Whistler waves in magnetosheath with observed flat top distributions

Whistler waves having frequencies nearly centered around 100 Hz are frequently observed in the magnetosheath. Cluster observed such low frequency Whistler waves named as Lion roars and electron velocity distribution function within the magnetosheath during its several crossings. The observed electron velocity distribution functions clearly show non-Maxwellian feature such as flat tops at low energies. These observed lion roars were studied and interpreted using bi-Maxwellian distribution function by employing the kinetic theory but could not justify the observations both quantitatively as well as qualitatively. The obvious reason was to employ idealized Maxwellian distribution function instead of using non-Maxwellian distribution function.

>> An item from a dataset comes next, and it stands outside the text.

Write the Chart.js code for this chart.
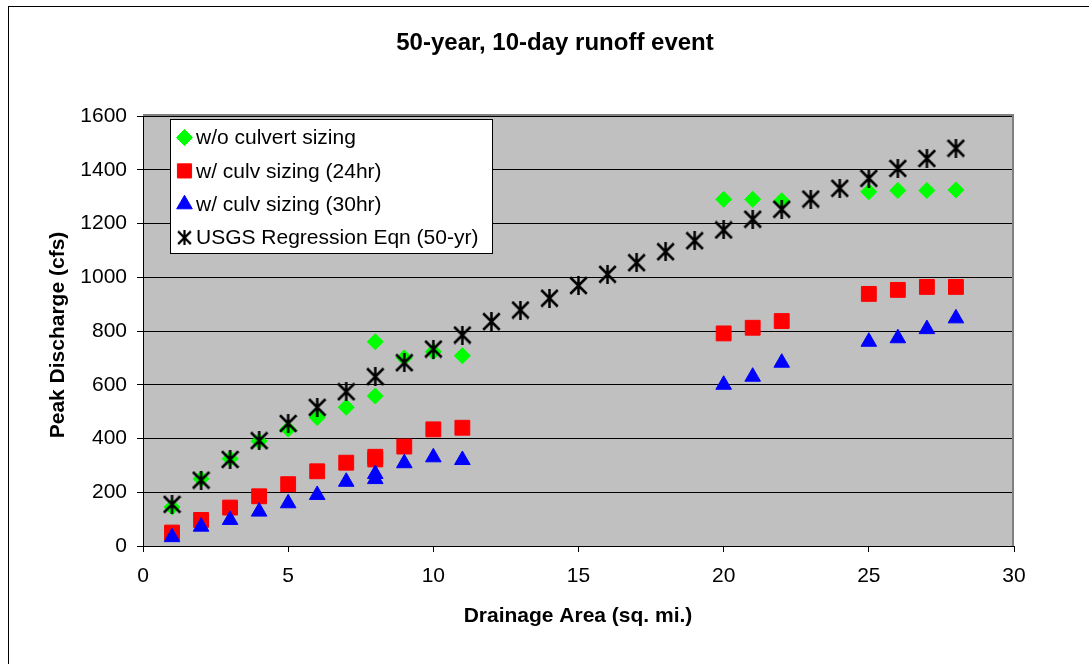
<!DOCTYPE html>
<html>
<head>
<meta charset="utf-8">
<title>50-year, 10-day runoff event</title>
<script src="https://cdn.jsdelivr.net/npm/chart.js@4.4.1/dist/chart.umd.min.js"></script>
<style>
    body { margin: 0; background: #fff; }
    #wrap { width: 1089px; height: 664px; }
</style>
</head>
<body>
<div id="wrap"><canvas id="chart-runoff" width="1089" height="664"></canvas></div>
<script>
const chartTitle = "50-year, 10-day runoff event";
const xTitle = "Drainage Area (sq. mi.)";
const yTitle = "Peak Discharge (cfs)";

const seriesNames = [
    "w/o culvert sizing",
    "w/ culv sizing (24hr)",
    "w/ culv sizing (30hr)",
    "USGS Regression Eqn (50-yr)"
];

// drainage areas of the modelled culverts (two runs at 8 sq. mi.)
const areaModel = [1, 2, 3, 4, 5, 6, 7, 8, 8, 9, 10, 11, 20, 21, 22, 25, 26, 27, 28];
const noCulvert = [145, 250, 325, 390, 435, 478, 516, 558, 760, 700, 723, 708, 1290, 1290, 1285, 1318, 1323, 1323, 1325];
const culv24hr = [50, 97, 143, 185, 230, 278, 310, 322, 332, 370, 434, 440, 791, 812, 837, 938, 953, 964, 964];
const culv30hr = [33, 72, 97, 128, 159, 190, 239, 249, 268, 308, 330, 320, 600, 630, 682, 760, 773, 807, 847];

const areaUsgs = [1, 2, 3, 4, 5, 6, 7, 8, 9, 10, 11, 12, 13, 14, 15, 16, 17, 18, 19, 20, 21, 22, 23, 24, 25, 26, 27, 28];
const usgs50yr = [155, 245, 322, 392, 456, 516, 574, 630, 682, 733, 785, 835, 878, 922, 969, 1011, 1054, 1095, 1136, 1176, 1216, 1253, 1291, 1331, 1368, 1405, 1442, 1480];

function toPoints(xs, ys) {
    return xs.map((x, i) => ({ x: x, y: ys[i] }));
}

function makeAsterisk(size, lineWidth) {
    const c = document.createElement('canvas');
    c.width = size;
    c.height = size;
    const g = c.getContext('2d');
    const m = lineWidth / 2;
    g.strokeStyle = '#000';
    g.lineWidth = lineWidth;
    g.beginPath();
    g.moveTo(m, m);
    g.lineTo(size - m, size - m);
    g.moveTo(size - m, m);
    g.lineTo(m, size - m);
    g.moveTo(size / 2, 0);
    g.lineTo(size / 2, size);
    g.stroke();
    return c;
}

const FONT = "'Liberation Sans', Arial, sans-serif";
Chart.defaults.font.family = FONT;
Chart.defaults.font.size = 21;
Chart.defaults.color = '#000';

const colors = ['#00ff00', '#ff0000', '#0000ff', '#000000'];
const plotStyles = ['rectRot', 'rect', 'triangle', makeAsterisk(19, 2.5)];
const plotRadius = [8, 10.5, 9, 9];
const legendStyles = ['rectRot', 'rect', 'triangle', makeAsterisk(15, 2.2)];
const legendRadius = [8, 10, 9, 8];

// gray plot area, outer frame, title and axis titles
const decorations = {
    id: 'decorations',
    beforeDraw(chart) {
        const ctx = chart.ctx;
        const a = chart.chartArea;
        ctx.save();
        ctx.fillStyle = '#c0c0c0';
        ctx.fillRect(a.left, a.top, a.right - a.left, a.bottom - a.top);
        ctx.strokeStyle = '#000';
        ctx.lineWidth = 1;
        ctx.strokeRect(8.5, 6.5, 1200, 800);
        ctx.fillStyle = '#000';
        ctx.textAlign = 'center';
        ctx.textBaseline = 'middle';
        ctx.font = 'bold 24px ' + FONT;
        ctx.fillText(chartTitle, 555, 43);
        ctx.font = 'bold 21px ' + FONT;
        ctx.fillText(xTitle, 578, 616);
        ctx.translate(58, 335);
        ctx.rotate(-Math.PI / 2);
        ctx.fillText(yTitle, 0, 0);
        ctx.restore();
    },
    beforeDatasetsDraw(chart) {
        const ctx = chart.ctx;
        const a = chart.chartArea;
        ctx.save();
        ctx.strokeStyle = '#808080';
        ctx.lineWidth = 2;
        ctx.beginPath();
        ctx.moveTo(a.left, a.top - 1);
        ctx.lineTo(a.right - 1, a.top - 1);
        ctx.lineTo(a.right - 1, a.bottom);
        ctx.stroke();
        ctx.restore();
    }
};

// boxed legend inside the plot area
const boxLegend = {
    id: 'boxLegend',
    afterDatasetsDraw(chart) {
        const ctx = chart.ctx;
        ctx.save();
        ctx.fillStyle = '#fff';
        ctx.fillRect(170.5, 119.5, 322, 134);
        ctx.strokeStyle = '#000';
        ctx.lineWidth = 1;
        ctx.strokeRect(170.5, 119.5, 322, 134);
        ctx.font = '21px ' + FONT;
        ctx.textAlign = 'left';
        ctx.textBaseline = 'middle';
        for (let i = 0; i < seriesNames.length; ++i) {
            const y = 137.5 + i * 33.4;
            ctx.fillStyle = colors[i];
            ctx.strokeStyle = colors[i];
            Chart.helpers.drawPoint(ctx, {
                pointStyle: legendStyles[i],
                radius: legendRadius[i],
                rotation: 0,
                borderWidth: 1
            }, 184.5, y);
            ctx.fillStyle = '#000';
            ctx.fillText(seriesNames[i], 196, y + 1);
        }
        ctx.restore();
    }
};

const allData = [
    toPoints(areaModel, noCulvert),
    toPoints(areaModel, culv24hr),
    toPoints(areaModel, culv30hr),
    toPoints(areaUsgs, usgs50yr)
];

// later series sit on top, like the spreadsheet draws them
const datasets = seriesNames.map((name, i) => ({
    label: name,
    data: allData[i],
    order: seriesNames.length - i,
    pointStyle: plotStyles[i],
    pointRadius: plotRadius[i],
    pointBackgroundColor: colors[i],
    pointBorderColor: colors[i],
    pointBorderWidth: 1,
    showLine: false,
    clip: false
}));

new Chart(document.getElementById('chart-runoff'), {
    type: 'scatter',
    data: { datasets: datasets },
    options: {
        responsive: false,
        animation: false,
        layout: { padding: { left: 0, right: 75, top: 116, bottom: 0 } },
        plugins: {
            legend: { display: false },
            title: { display: false },
            tooltip: { enabled: false }
        },
        scales: {
            x: {
                type: 'linear',
                min: 0,
                max: 30,
                ticks: { stepSize: 5, padding: 12, callback: v => String(v) },
                grid: { drawOnChartArea: false, color: '#000', tickLength: 6 },
                border: { color: '#000', width: 1 },
                afterFit(scale) { scale.height = 118; }
            },
            y: {
                min: 0,
                max: 1600,
                ticks: { stepSize: 200, padding: 10, callback: v => String(v) },
                grid: { color: '#000', tickLength: 6 },
                border: { color: '#000', width: 1 },
                afterFit(scale) { scale.width = 143; }
            }
        }
    },
    plugins: [decorations, boxLegend]
});
</script>
</body>
</html>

We derived the dispersion relation of Whistler waves by using generalized (r, q) distribution function which is the generalized form of kappa and Maxwellian distribution functions. It is supposed to be the best distribution when the real distributions contain flat tops. We employed kinetic theory to obtain the modified expressions for real frequency and established the necessary and sufficient condition to achieve growth/damping rates based on the generalized (r, q) distribution function. We then compare our numerical values of real and damping/growth rates with the Cluster observations, a good quantitative and qualitative agreement between the observed and theoretically obtained values have been found.